1. v3.2 Labs targeted for June

2. v3.2 Enterprise targeted for September 2009

3. v3.3 in early 2010

4. v4.0 later in 2010

In addition to Uzi’s presentation, a number of other presentations and demos were also given. I particularly liked the customer case study given by the Warren country Correction Center. They process a large volume of inmates in and out of the facility. Each time an inmate is processed in or out of the correction center a large volume of paper work is generated which must be stored for long periods of time. Warren country is now well on their way to eliminating the need to store large volumes of content in physical file cabinets. They have implemented an Alfresco based solution for archival and retrieval of inmate data. Electronic storage of the inmate information allows the correction center to quickly search and retrieve important information on inmate background, health, behavior and other important documents for both operational and legal functions.

Other demonstrations included
• Scanning best practices and an Alfresco-integrated Kofax demonstration.
• A walkthrough of Alfresco Share
• Digital tampering protection through an integration with Surety’s Absolute Proof.
• IMAP demonstration that allows your email bin and folders directly with Alfresco.
• A demonstration of a Flex UI for Alfresco.

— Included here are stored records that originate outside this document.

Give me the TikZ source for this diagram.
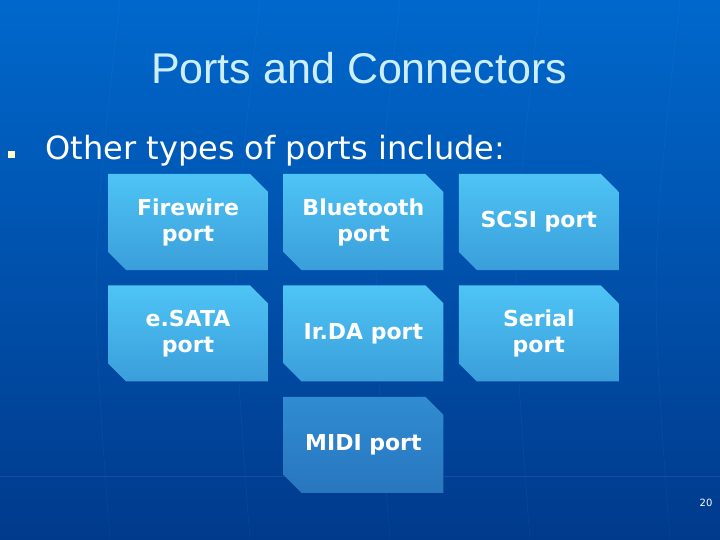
\documentclass[tikz,border=0pt]{standalone}
\usepackage{fontspec}
\setmainfont{Liberation Sans}
\newfontfamily\verdanafont{DejaVu Sans}
\usetikzlibrary{positioning,shapes.misc}
\definecolor{slideTop}{RGB}{0,104,204}
\definecolor{slideBottom}{RGB}{0,58,140}
\definecolor{titleCyan}{RGB}{205,238,255}
\definecolor{portTop}{RGB}{78,196,245}
\definecolor{portBottom}{RGB}{58,158,218}
\definecolor{midiTop}{RGB}{48,140,210}
\definecolor{midiBottom}{RGB}{40,118,190}
\definecolor{bulletYellow}{RGB}{255,255,200}

\begin{document}
\begin{tikzpicture}[x=1pt, y=-1pt, node distance=15pt,
    portbox/.style={chamfered rectangle, chamfered rectangle corners={north east,south west},
      chamfered rectangle xsep=9pt, chamfered rectangle ysep=9pt, inner sep=0pt,
      minimum width=160pt, minimum height=96pt, top color=portTop, bottom color=portBottom,
      draw=none, text=white, align=center, font=\verdanafont\bfseries\fontsize{22}{26}\selectfont},
    midibox/.style={portbox, top color=midiTop, bottom color=midiBottom}]
    % slide background
    \shade[top color=slideTop, bottom color=slideBottom] (0,0) rectangle (720,540);
    \useasboundingbox (0,0) rectangle (720,540);
    \foreach \xx in {120,260,400,540,680}
        \draw[white, opacity=0.06] (\xx,0) .. controls (\xx-30,270) .. (\xx-10,540);
    \draw[white, opacity=0.08] (0,476) -- (720,476);

    \node[text=titleCyan, font=\fontsize{43}{48}\selectfont] (title) at (359,68) {Ports and Connectors};
    \node[fill=bulletYellow, minimum size=7pt, inner sep=0pt] (bullet) at (11,155) {};
    \node[anchor=west, text=white, font=\verdanafont\fontsize{32}{36}\selectfont] (intro) at (42,151) {Other types of ports include:};

    \node[portbox] (firewire) at (188,222) {Firewire\\port};
    \node[portbox, right=of firewire] (bluetooth) {Bluetooth\\port};
    \node[portbox, right=of bluetooth] (scsi) {SCSI port};
    \node[portbox, below=of firewire] (esata) {e.SATA\\port};
    \node[portbox, below=of bluetooth] (irda) {Ir.DA port};
    \node[portbox, below=of scsi] (serial) {Serial\\port};
    \node[midibox, below=of irda] (midi) {MIDI port};

    \node[text=white, font=\verdanafont\fontsize{10}{11}\selectfont] (pagenum) at (706,503) {20};
\end{tikzpicture}
\end{document}
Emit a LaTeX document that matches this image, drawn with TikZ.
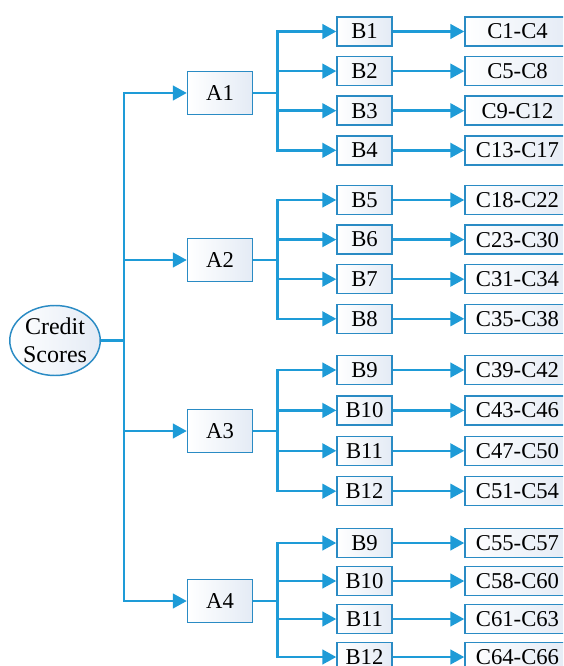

I gave a presentation entitled “Leveraging Alfresco Share for Enterprise Content”. At Rivet Logic, we get a lot of requests for solutions to help authors manage deep, inter-related content types that need to ultimately be published to numerous channels, including the Web. In addition to the publishing requirements, enterprise class assets usually benefit from an authoring environment that includes social and collaborative capabilities like those found in Alfresco Share. To address this, we demonstrated a number of best practices and design patterns for managing enterprise content with an authoring environment plugged in to Alfresco Share combined with an instant Web preview capability. Based on the feedback, the approach seemed well received. Like many of our customers, members of the Alfresco community are quite interested in collaborative authoring environments for enterprise class content.

It was great to meet with everyone who was able to attend. These types of events are vital for the community. It’s a perfect time to give Alfresco feedback and for the customers and community to meet one another.